Sanjay Dayal
Sanjay Dayal, a graduate of IIT Delhi, was behind the concept of un-obstrucive observation agents at Xamplify, perhaps critical to the company's mission of selling its product as being able to detect
money laundering activities.
Sanjay Dayal at Xamplify
Sanjay Dayal was hired after a couple of months I had spent on the job. He had previously worked in technology firms in East Bay area and knew what it takes to survive in a racist and corrupt outfit like Xamplify.
Sanjay Dayal and Sumer Johal
While Jeffrey Klein was busy planting white boys in important positions, secretly
Sumer Johal was hiring his own group of loyalists. Anupam Bordia, Basalat Ali Raja, and a few others seemed to be part of that group bound by certain common factors. Sanjay Dayal too, seemed to be a Sumer Johal loyalist.
One day, after I had been in Xamplify as a contract worker for about two months, I heard Sumer Johal talking loudly to a recruiter. It was one of the very few occasions he talked so openly otherwise everything was behind closed doors. Johal was telling the recruiter that he was looking for a person who had a degree from a place like IIT (hey I have a degree from IIT but he treated me like dirt), had experience in databases and things like weblogic or something similar. I thought the company was trying to do statistical analysis and I couldn't understand the need for that new person. Anyway, soon after Xamplify did find a person, I assume, exactly meeting that description. He was Sanjay Dayal. Hired as a regular employee and at more than twice my wages. (He has a BS, I have MS, MBA, but hey, he is special.)
After he joined the firm, Johal started pushing his projects. Jeffrey Klein was suspicious and once in one of those rare talks to me, asked me about Sanjay Dayal's project. I praised him saying that he is from IIT Delhi and therefore, even though I don't know anything about his project, it must be good, real good.

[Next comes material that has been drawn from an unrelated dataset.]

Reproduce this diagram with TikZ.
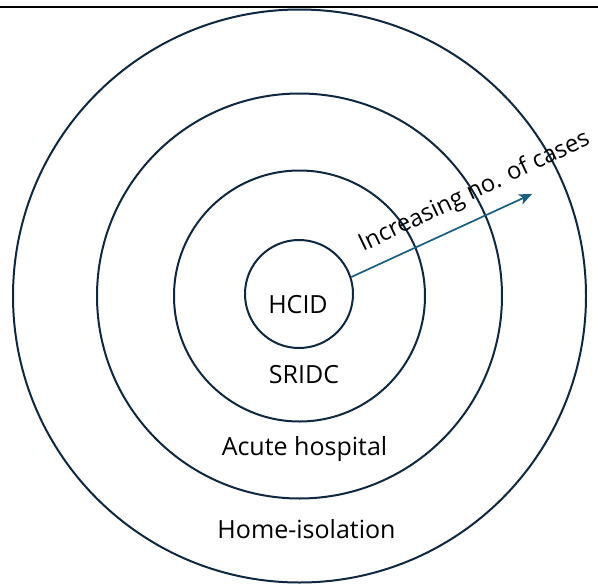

Sanjay Dayal and Top Management
As a part of his survival instinct, Sanjay Dayal seemed to like people in management, whoever they might happen to be. He always found
Jeffrey Klein "brilliant" and Sumer Johal "hard-working." His ultra-conservative and pro-management viewpoints made him a favorite of Jeffrey Klein and I would guess him to be currently working his magic on the new management -
Robert Oliver,
Robert Mark and
Adam Borison,
Andrew Rudd et al. On the other hand, Jeffrey Klein and Sumer Johal, as expected, have fallen out of favor with him.
Work Ethics and Sanjay Dayal
He did come on time and left on time and was there even on a few weekends. (Thomson Emerson was an entirely different story.) However, Dayal will take very frequent smoke breaks, coffee breaks (to Starbucks) and shopping breaks. Can't blame him though, I guess there was not enough work for him at Xamplify.
Ethics and Dayal
The company provided him with an entry card to a nearby parking garage. However, he hardly used that. Starbucks was about 3 blocks from Xamplify and since in the mornings Sanjay used to come to Starbucks first, he used to park his car there - mostly till 5 PM. How? He had a handicapped placard valid till June of 2003, he just used to hang in his car. No, he was not physically-challenged to best of my knowledge, just ethically-challenged.
Sanjay Dayal and Me
Seems like part of his duty as assigned by Sumer Johal was to keep an eye on me. After I complained about Sumer Johal to Jeffrey Klein, he stopped talking to me. Actually, he had invited me for lunch telling me that he would wait outside the company for me. When I didn't see him there, I circled the place a few times and then gave him a call. He didn't pick up the phone and never called back. It appears Sumer Johal had told him about my letter to Jeffrey Klein (part of it on the index page). After a gap of over ten months, on the orders of Robert Oliver, he came smooth talking to me again, in order to gather information from me.